For the first time in nearly a decade, the Fed raised interest rates, signalling its faith in the US economic recovery and marking an end to a historic period of monetary policy accommodation. While the decision to raise rates by 25 basis points was widely anticipated, the ramifications – and opportunities – for global investors are notable.

The Fed’s action has garnered plenty of attention, but investors should be aware of what matters most, and that is the path of future rate hikes. The increase in borrowing costs may feel like a seismic change, but that’s primarily because it’s been so long since rates have been increased.

View the hike not so much as the Fed slamming on the brakes, but instead taking its foot off the gas pedal. The reality is that, by historical standards, rates are extremely low and are likely to remain so. Indeed, in announcing the hike to a range of 0.25% to 0.50%, the Fed said it expects rates to stay subdued, and that the hiking cycle will be gradual. High debt levels, questionable productivity growth, slow economic growth, aging populations, strong demand for high-quality assets and ongoing easy monetary policies elsewhere around the world will all likely contribute to keeping a lid on rates even as the Fed normalises its policy. And the gradual nature of the tightening cycle should allow markets to absorb the increases with relative ease.
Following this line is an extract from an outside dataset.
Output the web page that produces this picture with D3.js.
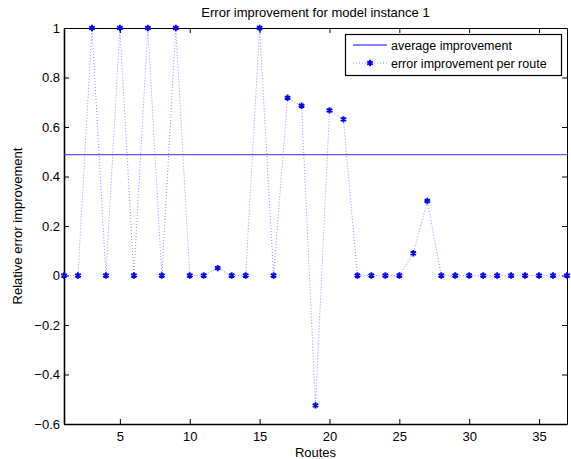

It’s also important to remember why the Fed is comfortable taking this action. By many measures, the economic recovery has not been a robust one, but today the US economy is showing further signs of life. The most recent employment report, for instance, showed the US economy created more than 200,000 net new jobs in November, while the unemployment rate held steady at just 5%.

Of course, as we’ve witnessed throughout 2015, financial markets are not immune to bouts of volatility, as evidenced by the recent tumult in high-yield markets. Economies outside the US continue to struggle, and emerging markets are likely to remain under pressure, although some adjustment has already occurred in anticipation of rate normalisation. Equities may also find it difficult to advance in the face of an appreciating dollar and stagnant corporate earnings, placing greater import on investment selectivity. And while we do anticipate the Fed will be gradual in bumping up rates, there can be no guarantees about the pace of increases and the final fed funds rate once central bankers are done.

Overall, investors should view the rate hike for what it is: good news and a testament to a resilient US economy. Expect ongoing volatility, but remember that while rates are no longer at zero, they remain extremely low, and will likely remain low for some time. We prefer equities, particularly European and Japanese equities, over bonds, and market-neutral strategies such as long/short equity and credit.